[Dataset excerpt]
=-=-=-=-=
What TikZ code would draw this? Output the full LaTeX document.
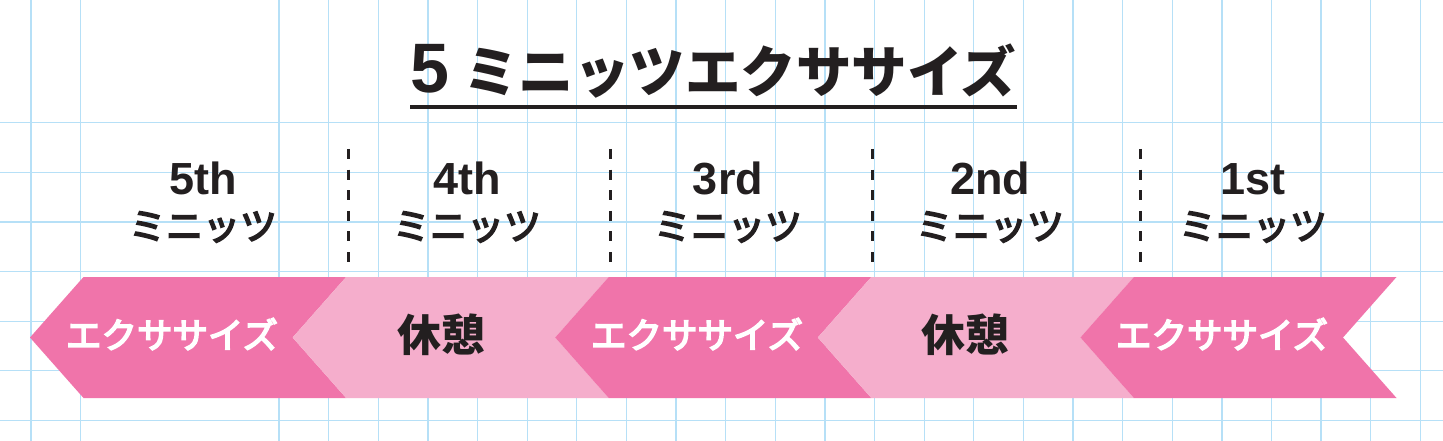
\documentclass[tikz,border=0pt]{standalone}
\usepackage{fontspec}
\setmainfont{Liberation Sans}
\newfontfamily\jpfont{Noto Sans CJK JP}
\newfontfamily\jpmid{Noto Sans CJK JP}[FakeBold=4.5]
\usetikzlibrary{positioning, calc}
\definecolor{gridblue}{RGB}{182,224,247}
\definecolor{exdark}{RGB}{240,116,170}
\definecolor{restlight}{RGB}{245,174,204}
\definecolor{inkblack}{RGB}{35,31,32}
\begin{document}
\begin{tikzpicture}[x=1pt, y=-1pt,
    gridline/.style={draw=gridblue, line width=1.3pt},
    sepline/.style={draw=inkblack, line width=3pt, dash pattern=on 10pt off 10.6pt},
    ordtext/.style={inkblack, font=\bfseries\fontsize{45}{45}\selectfont, inner sep=0pt, anchor=base},
    mintext/.style={inkblack, font=\jpmid\fontsize{37}{37}\selectfont, inner sep=0pt},
    extext/.style={white, font=\jpmid\fontsize{35.5}{35.5}\selectfont, inner sep=0pt},
    resttext/.style={inkblack, font=\jpfont\bfseries\fontsize{44}{44}\selectfont, inner sep=0pt}]
  \useasboundingbox (0,0) rectangle (1443,441);
  \fill[white] (0,0) rectangle (1443,441);
  % grid paper
  \foreach \k in {0,1,5,6,...,28}
    \draw[gridline] ({31+49.62*\k},0) -- ({31+49.62*\k},441);
  \foreach \j in {0,...,6}
    \draw[gridline] (0,{122.7+49.62*\j}) -- (1443,{122.7+49.62*\j});
  % title
  \node (title) [inkblack, anchor=base west, inner sep=0pt] at (410,93)
    {\bfseries\fontsize{70}{70}\selectfont 5\hspace{14pt}\jpfont\fontsize{55.5}{55.5}\selectfont ミニッツエクササイズ};
  \draw[inkblack, line width=4pt] (410,107) -- (1017,107);
  % column heads
  \foreach \x/\o [count=\i] in {203/5th, 467/4th, 728/3rd, 990/2nd, 1253/1st} {
    \node (ord\i) [ordtext] at (\x,194) {\o};
    \node (min\i) [mintext] at (\x,227) {ミニッツ};
  }
  \foreach \x in {348, 610, 872, 1140}
    \draw[sepline] (\x,149) -- (\x,262);
  % chevrons
  \foreach \t/\c in {30/exdark, 292.6/restlight, 555.2/exdark, 817.8/restlight, 1080.4/exdark}
    \fill[\c] (\t,337.5) -- ++(53.5,-60.5) -- ++(262.6,0) -- ++(-53.5,60.5)
      -- ++(53.5,60.5) -- ++(-262.6,0) -- cycle;
  \node (ex1) [extext] at (172,334) {エクササイズ};
  \node (rest1) [resttext] at (441,335) {休憩};
  \node (ex2) [extext] at (697,334) {エクササイズ};
  \node (rest2) [resttext] at (965,335) {休憩};
  \node (ex3) [extext] at (1222,334) {エクササイズ};
\end{tikzpicture}
\end{document}
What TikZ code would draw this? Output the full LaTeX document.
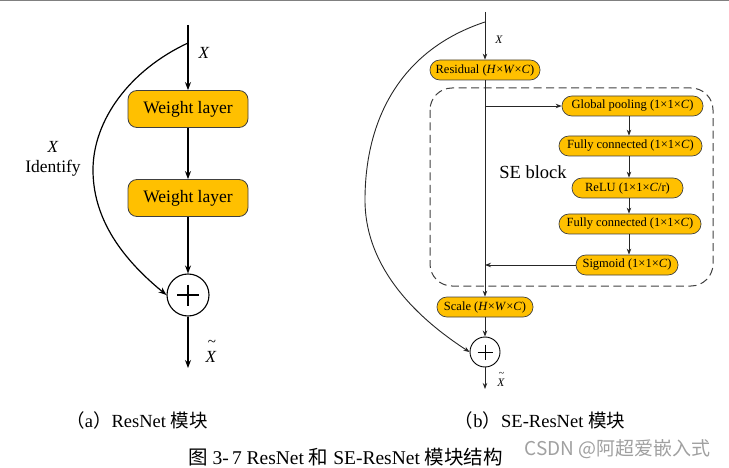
=-=-=-=-=
Keep the pictures out of your copy, and repeat every entry above exactly.

What TikZ code would draw this? Output the full LaTeX document.
\documentclass[tikz,border=0pt]{standalone}
\usepackage{fontspec}
\setmainfont{Liberation Sans}
\newfontfamily\jpfont{Noto Sans CJK JP}
\newfontfamily\jpmid{Noto Sans CJK JP}[FakeBold=4.5]
\usetikzlibrary{positioning, calc}
\definecolor{gridblue}{RGB}{182,224,247}
\definecolor{exdark}{RGB}{240,116,170}
\definecolor{restlight}{RGB}{245,174,204}
\definecolor{inkblack}{RGB}{35,31,32}
\begin{document}
\begin{tikzpicture}[x=1pt, y=-1pt,
    gridline/.style={draw=gridblue, line width=1.3pt},
    sepline/.style={draw=inkblack, line width=3pt, dash pattern=on 10pt off 10.6pt},
    ordtext/.style={inkblack, font=\bfseries\fontsize{45}{45}\selectfont, inner sep=0pt, anchor=base},
    mintext/.style={inkblack, font=\jpmid\fontsize{37}{37}\selectfont, inner sep=0pt},
    extext/.style={white, font=\jpmid\fontsize{35.5}{35.5}\selectfont, inner sep=0pt},
    resttext/.style={inkblack, font=\jpfont\bfseries\fontsize{44}{44}\selectfont, inner sep=0pt}]
  \useasboundingbox (0,0) rectangle (1443,441);
  \fill[white] (0,0) rectangle (1443,441);
  % grid paper
  \foreach \k in {0,1,5,6,...,28}
    \draw[gridline] ({31+49.62*\k},0) -- ({31+49.62*\k},441);
  \foreach \j in {0,...,6}
    \draw[gridline] (0,{122.7+49.62*\j}) -- (1443,{122.7+49.62*\j});
  % title
  \node (title) [inkblack, anchor=base west, inner sep=0pt] at (410,93)
    {\bfseries\fontsize{70}{70}\selectfont 5\hspace{14pt}\jpfont\fontsize{55.5}{55.5}\selectfont ミニッツエクササイズ};
  \draw[inkblack, line width=4pt] (410,107) -- (1017,107);
  % column heads
  \foreach \x/\o [count=\i] in {203/5th, 467/4th, 728/3rd, 990/2nd, 1253/1st} {
    \node (ord\i) [ordtext] at (\x,194) {\o};
    \node (min\i) [mintext] at (\x,227) {ミニッツ};
  }
  \foreach \x in {348, 610, 872, 1140}
    \draw[sepline] (\x,149) -- (\x,262);
  % chevrons
  \foreach \t/\c in {30/exdark, 292.6/restlight, 555.2/exdark, 817.8/restlight, 1080.4/exdark}
    \fill[\c] (\t,337.5) -- ++(53.5,-60.5) -- ++(262.6,0) -- ++(-53.5,60.5)
      -- ++(53.5,60.5) -- ++(-262.6,0) -- cycle;
  \node (ex1) [extext] at (172,334) {エクササイズ};
  \node (rest1) [resttext] at (441,335) {休憩};
  \node (ex2) [extext] at (697,334) {エクササイズ};
  \node (rest2) [resttext] at (965,335) {休憩};
  \node (ex3) [extext] at (1222,334) {エクササイズ};
\end{tikzpicture}
\end{document}
What TikZ code would draw this? Output the full LaTeX document.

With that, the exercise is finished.